3D flows reconstruction from image data

Participants : Kai Berger, Cédric Herzet, Abed Malti.

Our work focuses on the design of new tools for the estimation of 3D turbulent flow motion in the experimental setup of Tomo-PIV. This task includes both the study of physically-sound models on the observations and the fluid motion, and the design of low-complexity and accurate estimation algorithms.

This year, we keep on our investigation on the problem of efficient volume reconstruction. Our work takes place within the context of some modern optimization techniques. First, we focussed our attention on the family of proximal and splitting methods and showed that the standard techniques commonly adopted in the TomoPIV literature can be seen as particular cases of such methodologies. Recasting standard methodologies in a more general framework allowed us to propose extensions of the latter: i) we showed that the parcimony characterizing the sought volume can be accounted for without increasing the complexity of the algorithms (e.g., by including simple thresholding operations); ii) we emphasized that the speed of convergence of the standard reconstruction algorithms can be improved by using Nesterov’s acceleration schemes; iii) we also proposed a totally novel way of reconstructing the volume by using the so-called “alternating direction of multipliers method" (ADMM) . This work has led to the publication of two contributions at the international conference on particle image velocimetry (PIV) in 2015.

On top of this work, we also focussed on another crucial step of the volume reconstruction problem, namely the pruning of the model.
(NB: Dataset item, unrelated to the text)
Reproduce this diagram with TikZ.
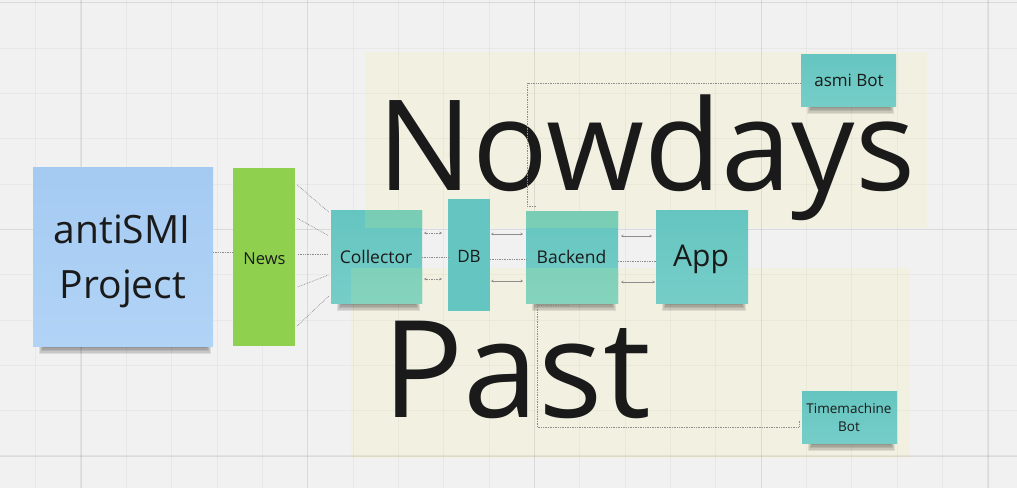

The pruning task consists in identifying some positions in the volume of interest which cannot contains any particle. Removing this position from the problem can then potentially allow for a dramatic dimensionality reduction. This year, we provide a methodological answer to this problem through the prism of the so-called "screening" techniques which have been proposed in the community of machine learning. Our work has led to the submission of one contribution to the international conference on acoustics, speech and signal processing.

Sparse-representation algorithms

Participant : Cédric Herzet.

The paradigm of sparse representations is a rather new concept which turns out to be central in many domains of signal processing. In particular, in the field of fluid motion estimation, sparse representation appears to be potentially useful at several levels: i) it provides a relevant model for the characterization of the velocity field in some scenarios; ii) it plays a crucial role in the recovery of volumes of particles in the 3D Tomo-PIV problem.

Unfortunately, the standard sparse representation problem is known to be NP hard. Therefore, heuristic procedures have to be devised to access to the solution of this problem. Among the popular methods available in the literature, one can mention orthogonal matching pursuit (OMP), orthogonal least squares (OLS) and the family of procedures based on the minimization of p norms. In order to assess and improve the performance of these algorithms, theoretical works have been undertaken in order to understand under which conditions these procedures can succeed in recovering the "true" sparse vector.

This year, we contributed to this research axis by deriving conditions of success for the algorithms mentioned above when the amplitudes of the nonzero coefficients in the sparse vector obey some decay. In a TomoPIV context, this decay corresponds to the fact that not all the particles in the fluid diffuse the same quantity of light (notably because of illumination or radius variation). In particular, we show that the standard coherence-based guarantees for OMP/OLS can be relaxed by an amount which depends on the decay of the nonzero coefficients. Our work have led to the acceptation of a paper in the journal IEEE Transactions on Information Theory.